The distance between two opposite vertices of the dodecagon is 2. Find the area of the dodecagon.
Is there any way to do this without trigonometry?
And could you include a proof also? :O
On
Another form of the area for a regular dodecagon that doesn't explicitly contain trigonometric functions, is $A = 3R^2$ where $A$ is area and $R$ is the circumradius (distance from center to vertex).
Therefore you have that the circumradius = $1$ (half the distance between opposite vertices) hence the area $A=3\cdot1^2=3$.

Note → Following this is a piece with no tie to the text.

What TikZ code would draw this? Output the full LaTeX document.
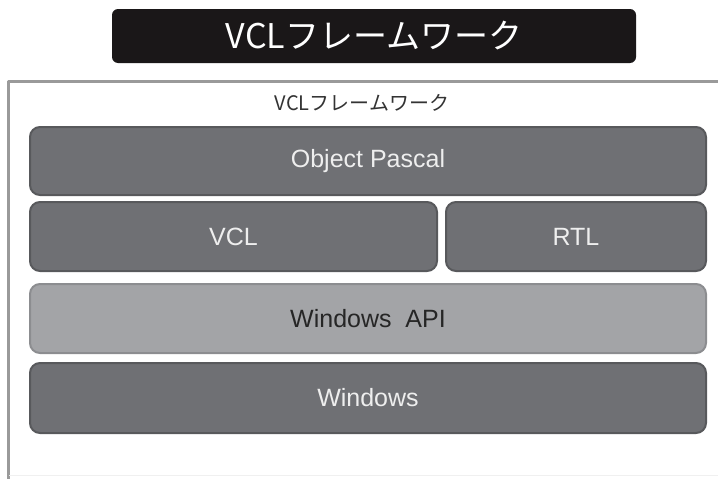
\documentclass[tikz,border=0pt]{standalone}
\usepackage{fontspec}
\setmainfont{Liberation Sans}
\newfontfamily\jpfont{Noto Sans CJK JP}
\definecolor{darkfill}{HTML}{6F7074}
\definecolor{darkedge}{HTML}{58595C}
\definecolor{lightfill}{HTML}{A3A4A7}
\definecolor{lightedge}{HTML}{8C8D90}
\definecolor{paletext}{HTML}{EEEEEE}
\definecolor{titlefill}{HTML}{1A1718}
\definecolor{framegray}{HTML}{9A9A9A}
\begin{document}
\begin{tikzpicture}[x=1pt, y=-1pt, line join=round, line cap=round,
    font=\fontsize{25}{28}\selectfont,
    darklayer/.style={draw=darkedge, fill=darkfill, text=paletext, line width=2pt,
      rounded corners=10pt, inner sep=0pt, minimum height=68pt},
    lightlayer/.style={darklayer, draw=lightedge, fill=lightfill, text=black!85}]
    \useasboundingbox (0,0) rectangle (718,479);
    % outer frame
    \draw[framegray, line width=3pt] (8,479) -- (8,81) -- (718,81);
    \draw[gray!12, line width=1pt] (9.5,475) -- (718,475);
    % title and caption
    \node[fill=titlefill, text=white, rounded corners=6pt, minimum width=524pt,
      minimum height=54pt, inner sep=0pt, font=\jpfont\fontsize{34}{38}\selectfont]
      (title) at (374,36) {VCLフレームワーク};
    \node[text=black!80, font=\jpfont\fontsize{20}{22}\selectfont]
      (caption) at (362,103) {VCLフレームワーク};
    % layers
    \node[darklayer, minimum width=676pt] (pascal) at (368,161) {Object Pascal};
    \node[darklayer, minimum width=407pt, minimum height=69pt] (vcl) at (233.5,236.5) {VCL};
    \node[darklayer, minimum width=260pt, minimum height=69pt] (rtl) at (576,236.5) {RTL};
    \node[lightlayer, minimum width=676pt, minimum height=69pt] (api) at (368,318.5) {Windows~~API};
    \node[darklayer, minimum width=676pt, minimum height=70pt] (win) at (368,398) {Windows};
\end{tikzpicture}
\end{document}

You can prove this by a cute tiling argument: http://demonstrations.wolfram.com/KurschaksDodecagon/
Obviously we have to assume it is a regular dodecagon, otherwise its area is indeterminate. I follow your idea of taking a circle through the vertices. We have $\angle A_1OA_2 = 30^o$, so $\angle A_1OA_3 = 60^o$. Also $OA_1 = OA_3$, so the triangle $A_1OA_3$ is equilateral. We are given that $OA_1=1$, so $A_1A_3 = 1$. $OA_2$ intersects $A_1A_3$ at $M$ the midpoint of $A_1A_3$. So $A_1M = \frac12$.
The area of triangle $A_1OA_2$ is half its base $OA_2$ times its height $A_1M$ and hence $\frac14$. There are 12 triangles, so the total area of the dodecagon is 3.